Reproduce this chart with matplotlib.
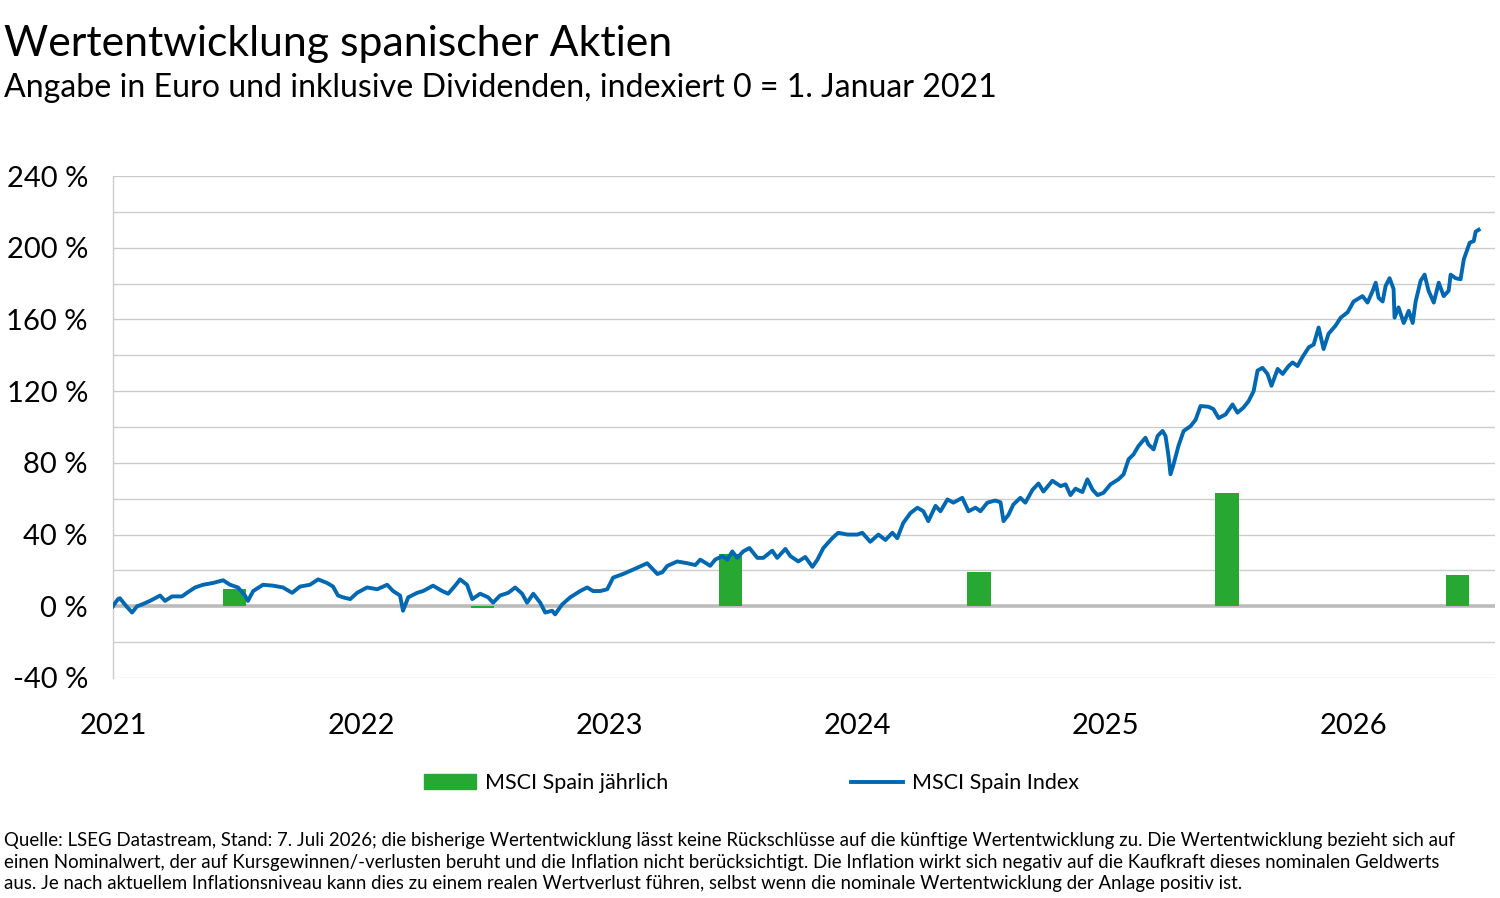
import numpy as np
import matplotlib
matplotlib.use("Agg")
import matplotlib.pyplot as plt
from matplotlib.patches import Patch
from matplotlib.lines import Line2D

plt.rcParams['font.family'] = ['Lato', 'DejaVu Sans']

# MSCI Spain Index, years since 1 Jan 2021 and performance in %
index_t = [
    0.000, 0.020, 0.028, 0.048, 0.077, 0.097, 0.117, 0.149, 0.190, 0.210,
    0.238, 0.278, 0.298, 0.331, 0.363, 0.403, 0.444, 0.472, 0.504, 0.532,
    0.544, 0.565, 0.605, 0.645, 0.685, 0.722, 0.754, 0.794, 0.827, 0.863,
    0.887, 0.907, 0.927, 0.956, 0.984, 1.024, 1.065, 1.105, 1.129, 1.157,
    1.169, 1.190, 1.226, 1.250, 1.290, 1.327, 1.351, 1.379, 1.399, 1.427,
    1.448, 1.480, 1.512, 1.532, 1.560, 1.593, 1.621, 1.649, 1.669, 1.694,
    1.722, 1.742, 1.770, 1.782, 1.810, 1.843, 1.883, 1.911, 1.935, 1.964,
    1.992, 2.016, 2.056, 2.097, 2.153, 2.194, 2.214, 2.234, 2.274, 2.315,
    2.347, 2.367, 2.407, 2.427, 2.456, 2.476, 2.496, 2.516, 2.540, 2.565,
    2.597, 2.621, 2.657, 2.677, 2.710, 2.730, 2.762, 2.790, 2.819, 2.839,
    2.863, 2.899, 2.923, 2.960, 3.000, 3.020, 3.052, 3.085, 3.113, 3.141,
    3.161, 3.185, 3.214, 3.242, 3.266, 3.286, 3.315, 3.335, 3.363, 3.387,
    3.423, 3.448, 3.476, 3.496, 3.524, 3.556, 3.577, 3.589, 3.609, 3.629,
    3.657, 3.677, 3.706, 3.730, 3.750, 3.786, 3.819, 3.839, 3.859, 3.879,
    3.907, 3.927, 3.948, 3.968, 3.992, 4.020, 4.052, 4.073, 4.093, 4.113,
    4.133, 4.161, 4.173, 4.194, 4.210, 4.230, 4.242, 4.254, 4.262, 4.274,
    4.294, 4.315, 4.343, 4.363, 4.383, 4.415, 4.435, 4.456, 4.484, 4.512,
    4.532, 4.556, 4.577, 4.597, 4.613, 4.633, 4.653, 4.669, 4.694, 4.714,
    4.738, 4.754, 4.774, 4.794, 4.819, 4.839, 4.859, 4.879, 4.899, 4.927,
    4.948, 4.976, 5.000, 5.036, 5.056, 5.077, 5.089, 5.101, 5.117, 5.129,
    5.145, 5.161, 5.165, 5.181, 5.202, 5.222, 5.238, 5.250, 5.270, 5.286,
    5.302, 5.323, 5.343, 5.363, 5.383, 5.391, 5.411, 5.431, 5.444, 5.468,
    5.484, 5.492, 5.504,
]
index_val = [
    0.0, 4.0, 4.5, 1.0, -3.5, 0.0, 1.0, 3.0, 6.0, 3.0,
    5.5, 5.5, 7.5, 10.5, 12.0, 13.0, 14.5, 12.0, 10.5, 6.0,
    3.0, 8.5, 12.0, 11.5, 10.5, 7.5, 11.0, 12.0, 15.0, 13.0,
    11.0, 6.0, 5.0, 4.0, 7.5, 10.5, 9.5, 12.0, 8.5, 6.0,
    -2.5, 5.0, 7.5, 8.5, 11.5, 8.5, 7.0, 11.5, 15.0, 12.0,
    4.0, 7.0, 5.0, 2.0, 6.0, 7.5, 10.5, 7.0, 2.0, 7.0,
    2.0, -3.5, -2.5, -4.5, 1.0, 5.0, 8.5, 10.5, 8.5, 8.5,
    9.5, 16.0, 18.0, 20.5, 24.0, 18.0, 19.0, 22.5, 25.0, 24.0,
    23.0, 26.0, 22.6, 26.0, 28.0, 26.0, 30.6, 27.0, 30.6, 32.5,
    27.0, 27.0, 31.0, 27.0, 32.0, 28.0, 25.0, 27.5, 22.0, 26.0,
    32.5, 38.0, 41.0, 40.0, 40.0, 41.0, 36.0, 40.0, 37.0, 41.0,
    38.0, 46.5, 52.0, 55.0, 53.0, 47.5, 56.0, 53.0, 59.6, 57.8,
    60.5, 53.0, 55.0, 53.0, 57.8, 59.0, 58.0, 47.5, 51.0, 56.8,
    60.5, 57.8, 65.0, 68.5, 64.0, 70.0, 67.0, 68.0, 62.0, 65.6,
    63.7, 70.8, 65.0, 62.0, 63.3, 68.0, 70.8, 73.6, 82.0, 84.7,
    89.4, 94.0, 90.3, 87.5, 95.0, 97.8, 95.0, 83.8, 73.6, 79.0,
    89.4, 97.8, 100.5, 104.0, 111.7, 111.3, 110.0, 105.0, 107.0, 112.6,
    108.0, 110.8, 114.5, 120.0, 131.5, 133.0, 129.6, 123.0, 132.4, 129.6,
    134.0, 136.0, 134.0, 139.0, 144.4, 146.0, 155.5, 143.5, 152.0, 156.5,
    161.0, 164.0, 170.0, 173.0, 169.4, 176.0, 180.5, 172.0, 170.0, 178.7,
    183.0, 177.0, 161.0, 166.7, 158.0, 164.8, 158.0, 170.0, 181.5, 185.0,
    176.0, 169.4, 180.5, 173.0, 176.0, 185.0, 183.0, 182.4, 193.5, 202.8,
    203.7, 209.0, 210.0,
]

# yearly performance (bars)
bar_t = [0.49, 1.49, 2.49, 3.49, 4.49, 5.42]
bar_val = [9.8, -1.0, 29.0, 19.0, 63.0, 17.5]

years = [2021, 2022, 2023, 2024, 2025, 2026]
yticks = [-40, 0, 40, 80, 120, 160, 200, 240]

blue = '#0067b1'
green = '#27a833'
grid = '#cccccc'

start = 2021
x_line = start + np.array(index_t)
x_bar = start + np.array(bar_t)

fig = plt.figure(figsize=(15, 8.98), dpi=100)
ax = fig.add_axes([0.0753, 0.245, 0.9214, 0.559])

for g in range(-40, 241, 20):
    if g != 0:
        ax.axhline(g, color=grid, lw=1.0, zorder=0)
ax.axhline(0, color='#bbbbbb', lw=2.6, zorder=1)

ax.bar(x_bar, bar_val, width=0.094, color=green, zorder=2)
ax.plot(x_line, index_val, color=blue, lw=2.8, zorder=3, solid_joinstyle='round')

ax.set_xlim(2021, 2026.57)
ax.set_ylim(-40, 240)
ax.set_yticks(yticks)
ax.set_yticklabels(['{} %'.format(v) for v in yticks])
ax.set_xticks(years)
ax.set_xticklabels([str(y) for y in years])
ax.tick_params(axis='y', length=0, pad=18, labelsize=21)
ax.tick_params(axis='x', length=0, pad=25, labelsize=21)

for s in ['top', 'right', 'bottom']:
    ax.spines[s].set_visible(False)
ax.spines['left'].set_color(grid)
ax.spines['left'].set_linewidth(1.0)

fig.text(0.003, 0.951, 'Wertentwicklung spanischer Aktien', fontsize=30.8, va='center', ha='left')
fig.text(0.003, 0.902, 'Angabe in Euro und inklusive Dividenden, indexiert 0 = 1. Januar 2021',
         fontsize=23.1, va='center', ha='left')

handles = [Patch(color=green, label='MSCI Spain jährlich'),
           Line2D([0], [0], color=blue, lw=2.8, label='MSCI Spain Index')]
fig.legend(handles=handles, loc='center', bbox_to_anchor=(0.501, 0.128), ncol=2,
           frameon=False, fontsize=15.5, handlelength=2.4, handletextpad=0.42,
           columnspacing=8.5)

foot = ('Quelle: LSEG Datastream, Stand: 7. Juli 2026; die bisherige Wertentwicklung lässt keine Rückschlüsse auf die künftige Wertentwicklung zu. Die Wertentwicklung bezieht sich auf\n'
        'einen Nominalwert, der auf Kursgewinnen/-verlusten beruht und die Inflation nicht berücksichtigt. Die Inflation wirkt sich negativ auf die Kaufkraft dieses nominalen Geldwerts\n'
        'aus. Je nach aktuellem Inflationsniveau kann dies zu einem realen Wertverlust führen, selbst wenn die nominale Wertentwicklung der Anlage positiv ist.')
fig.text(0.003, 0.040, foot, fontsize=13.4, va='center', ha='left', linespacing=1.3)

fig.savefig('out.png', dpi=100)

-------

Your task
Exactly how many lines contain "matplotlib"? State the number and nothing else.

Task response
6